Q: Malcolm Gladwell's bestseller The Tipping Point suggested that a few well-connected early adopters can spark huge social changes. Is that right?

A: My interpretation is the opposite of Gladwell's. He has these "influentials" or opinion leaders, and you influence them, and they influence everything else. And it's just not true. We knew 50 years ago that this model was wrong. After the fact, and this is why Gladwell's book is so beguiling, you see that crime rates dropped or Hush Puppies took off and then you can always find the people with whom it started. But if it's something about them, why aren't they driving all the other trends?

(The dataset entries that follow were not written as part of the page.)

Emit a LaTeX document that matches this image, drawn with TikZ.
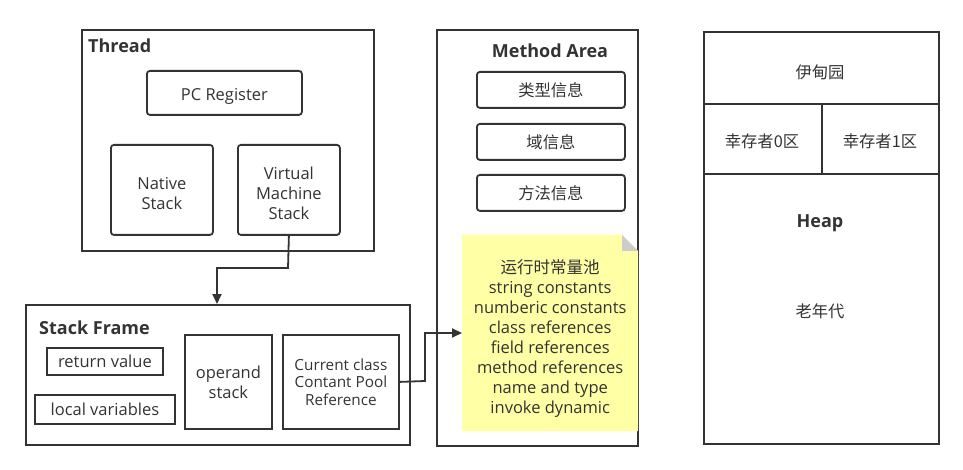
\documentclass[tikz,border=0pt]{standalone}
\usepackage{fontspec}
\setmainfont{Open Sans}
\newfontfamily\cjk{Noto Sans CJK SC}
\usetikzlibrary{arrows.meta}
\definecolor{ink}{HTML}{333333}
\definecolor{noteyellow}{HTML}{FFFFA6}
\definecolor{foldgray}{HTML}{CCCCCC}
\tikzset{
  x=1pt, y=-1pt,
  every node/.style={text=ink, font=\fontsize{16.5}{20}\selectfont, inner sep=0pt, align=center},
  frame/.style={draw=ink, line width=2pt, anchor=north west},
  rbox/.style={draw=ink, line width=1.8pt, rounded corners=3pt, anchor=north west},
  sbox/.style={draw=ink, line width=1.8pt, anchor=north west},
  lowtext/.style={label={[text=ink, align=center, font=\fontsize{16.5}{20}\selectfont, yshift=-3.5pt]center:#1}},
  title/.style={font=\fontsize{18}{20}\selectfont\bfseries},
  conn/.style={draw=ink, line width=1.8pt, -{Triangle[length=10pt,width=9pt]}},
  cn/.style={font=\cjk\fontsize{16.3}{20}\selectfont},
}
\begin{document}
\begin{tikzpicture}
\useasboundingbox (0,0) rectangle (963,470);
% Thread
\node[frame, minimum width=292pt, minimum height=221pt] (thread) at (81,29) {};
\node[title, anchor=west] (threadT) at (88,46) {Thread};
\node[rbox, minimum width=155pt, minimum height=44pt, lowtext={PC Register}] (pc) at (146,70) {};
\node[rbox, minimum width=102pt, minimum height=90pt, lowtext={Native\\Stack}] (native) at (110,144) {};
\node[rbox, minimum width=102pt, minimum height=90pt, lowtext={Virtual\\Machine\\Stack}] (vms) at (237,144) {};
% Stack frame
\node[frame, minimum width=384pt, minimum height=140pt] (sf) at (25,304) {};
\node[title, anchor=west] (sfT) at (39,328) {Stack Frame};
\node[sbox, minimum width=116pt, minimum height=27pt] (ret) at (46,347) {return value};
\node[sbox, minimum width=140pt, minimum height=29pt] (loc) at (34,394) {local variables};
\node[sbox, minimum width=87pt, minimum height=94pt] (op) at (184,334) {operand\\stack};
\node[sbox, minimum width=116pt, minimum height=94pt, font=\fontsize{15.3}{17.5}\selectfont] (ccp) at (282,334) {Current class\\Contant Pool\\Reference};
% Method area
\node[frame, minimum width=201pt, minimum height=416pt] (ma) at (436,29) {};
\node[title] (maT) at (550,51) {Method Area};
\node[rbox, cn, minimum width=148pt, minimum height=36pt] (t1) at (476,71) {类型信息};
\node[rbox, cn, minimum width=148pt, minimum height=36pt] (t2) at (476,123) {域信息};
\node[rbox, cn, minimum width=148pt, minimum height=36pt] (t3) at (476,174) {方法信息};
\fill[noteyellow] (462,235) -- (622,235) -- (638,251) -- (638,431) -- (462,431) -- cycle;
\fill[foldgray] (622,235) -- (622,251) -- (638,251) -- cycle;
\node[anchor=north west, minimum width=176pt, minimum height=196pt] (note) at (462,240)
  {{\cjk 运行时常量池}\\string constants\\numberic constants\\class references\\field references\\method references\\name and type\\invoke dynamic};
% Heap
\node[frame, minimum width=235pt, minimum height=412pt] (heap) at (703,31) {};
\draw[ink, line width=1.8pt] (703,104) -- (938,104);
\draw[ink, line width=1.8pt] (703,174) -- (938,174);
\draw[ink, line width=1.8pt] (822,104) -- (822,174);
\node[cn] (eden) at (820,72) {伊甸园};
\node[cn] (s0) at (762,141) {幸存者0区};
\node[cn] (s1) at (880,141) {幸存者1区};
\node[title] (heapT) at (820,223) {Heap};
\node[cn] (old) at (820,311) {老年代};
% connectors
\draw[conn] (vms.south) -- (288,268) -| (sf.north -| 217,0);
\draw[conn] (ccp.east) -- (425,381) |- (note.west |- 0,333);
\end{tikzpicture}
\end{document}
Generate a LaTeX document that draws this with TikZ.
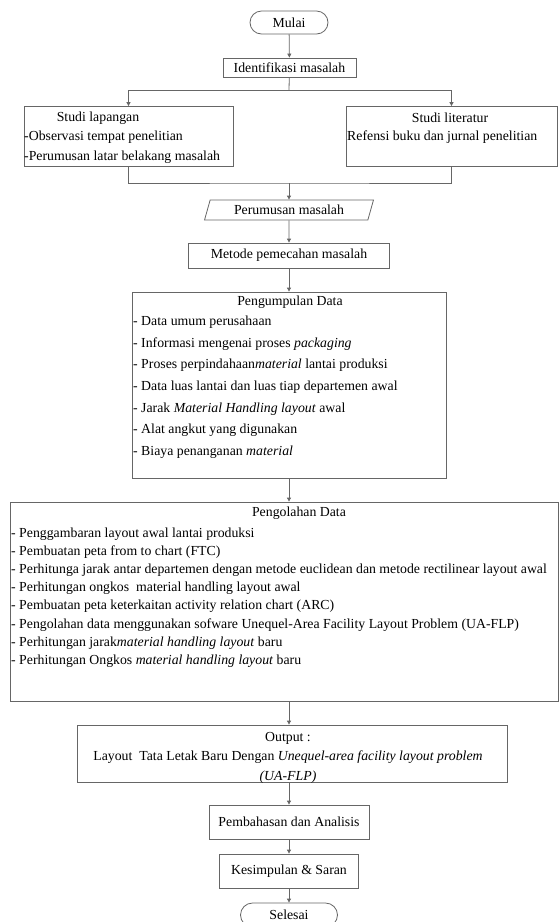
\documentclass[tikz,border=0pt]{standalone}
\usepackage{fontspec}
\setmainfont{Liberation Serif}
\usetikzlibrary{shapes.geometric,shapes.misc,arrows.meta}

\begin{document}
\begin{tikzpicture}[x=1pt,y=-1pt,font=\fontsize{13.8}{16}\selectfont,
  every node/.style={inner sep=0pt},
  box/.style={draw=black!60,line width=0.8pt,rectangle},
  term/.style={draw=black!60,line width=0.8pt,rounded rectangle},
  io/.style={draw=black!60,line width=0.8pt,trapezium,trapezium left angle=68,trapezium right angle=112,trapezium stretches=true},
  arr/.style={draw=black!60,line width=0.8pt,-{Triangle[length=4pt,width=4pt]}},
  ln/.style={draw=black!60,line width=0.8pt}]
            \useasboundingbox (0,0) rectangle (559,922);
            \draw (289,22.5) node[term,minimum width=78,minimum height=23](mulai){Mulai};
            \draw (289.5,67.5) node[box,minimum width=133,minimum height=19](idf){Identifikasi masalah};
            \draw (128.5,136.5) node[box,minimum width=209,minimum height=60](lap){};
            \draw (98,118) node(laptitle){Studi lapangan};
            \draw (24,131) node[anchor=north west,align=left,font=\fontsize{13.8}{20}\selectfont](laptxt){-Observasi tempat penelitian\\-Perumusan latar belakang masalah};
            \draw (451.5,136.5) node[box,minimum width=211,minimum height=60](lit){};
            \draw (450,118) node(littitle){Studi literatur};
            \draw (347,137) node[anchor=west](littxt){Refensi buku dan jurnal penelitian};
            \coordinate (br1) at (289,90);
            \coordinate (br2) at (289,183);
            \draw[arr] (mulai) -- (idf);
            \draw[ln] (idf) -- (br1);
            \draw[arr] (br1) -| (lap);
            \draw[arr] (br1) -| (lit);
            \draw[ln] (lap) |- (br2) -| (lit);
            \draw (289,210) node[io,minimum width=169,minimum height=20](per){Perumusan masalah};
            \draw[arr] (br2) -- (per);
            \draw (289,255.5) node[box,minimum width=201,minimum height=25](met){Metode pemecahan masalah};
            \draw[arr] (per) -- (met);
            \draw (289,385) node[box,minimum width=314,minimum height=186](kum){};
            \draw (290,302) node(kumtitle){Pengumpulan Data};
            \draw (133,316) node[anchor=north west,align=left,font=\fontsize{13.8}{21.6}\selectfont](kumtxt){- Data umum perusahaan\\- Informasi mengenai proses \textit{packaging}\\- Proses perpindahaan\textit{material} lantai produksi\\- Data luas lantai dan luas tiap departemen awal\\- Jarak \textit{Material Handling layout} awal\\- Alat angkut yang digunakan\\- Biaya penanganan \textit{material}};
            \draw[arr] (met) -- (kum);
            \draw (284,601.5) node[box,minimum width=548,minimum height=199](olah){};
            \draw (299,513) node(olahtitle){Pengolahan Data};
            \draw (11,527.5) node[anchor=north west,align=left,font=\fontsize{13.8}{18.15}\selectfont](olahtxt){- Penggambaran layout awal lantai produksi\\- Pembuatan peta from to chart (FTC)\\- Perhitunga jarak antar departemen dengan metode euclidean dan metode rectilinear layout awal\\- Perhitungan ongkos\ \ material handling layout awal\\- Pembuatan peta keterkaitan activity relation chart (ARC)\\- Pengolahan data menggunakan sofware Unequel-Area Facility Layout Problem (UA-FLP)\\- Perhitungan jarak\textit{material handling layout} baru\\- Perhitungan Ongkos \textit{material handling layout} baru};
            \draw[arr] (kum) -- (kum.south |- olah.north);
            \draw (292,753.5) node[box,minimum width=430,minimum height=57](out){};
            \draw (288,732) node[anchor=north,align=center,font=\fontsize{13.8}{19.5}\selectfont](outtxt){Output :\\Layout\ \ Tata Letak Baru Dengan \textit{Unequel-area facility layout problem}\\\textit{(UA-FLP)}};
            \draw[arr] (kum.south |- olah.south) -- (kum.south |- out.north);
            \draw (289,822) node[box,minimum width=160,minimum height=34](bhs){Pembahasan dan Analisis};
            \draw[arr] (kum.south |- out.south) -- (bhs);
            \draw (289,871) node[box,minimum width=139,minimum height=34](ksp){Kesimpulan \& Saran};
            \draw[arr] (bhs) -- (ksp);
            \draw (289,915) node[term,minimum width=97,minimum height=24](sls){Selesai};
            \draw[arr] (ksp) -- (sls);
        \end{tikzpicture}
\end{document}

What turns out to be the deciding factor is not the "influentials" but the people who are easily influenced. You might have someone who influences five times as many people as the average, but the total numbers relative to a population are still very small. Almost all of the action is away from the center.

We like the idea of influentials because then you can see cause and effect quite easily. What's actually happening is lots of people making decentralized decisions, but we want to be able to locate the reason for remarkable events.

Q: Why did Howard Dean's ballyhooed use of distributed social networks fall so flat?

A: Everybody thinks Dean was the "Internet candidate." But the Internet found Dean, not the other way around. Someone decided to start a Howard Dean Meetup, and it was only after that became popular that the campaign co-opted it and jumped on the bandwagon. It wasn't like they set things up that way.

And when things got tough, what did Dean do? He fired [campaign manager Joe] Trippi and said, "We want to centralize this organization." When no one is in charge, you have no idea what's going to happen. All the results that we have about how dynamical processes play out on networks show that they're tremendously unpredictable. Distributed systems are good at doing a lot of things, but it's hard to get them to do anything in particular.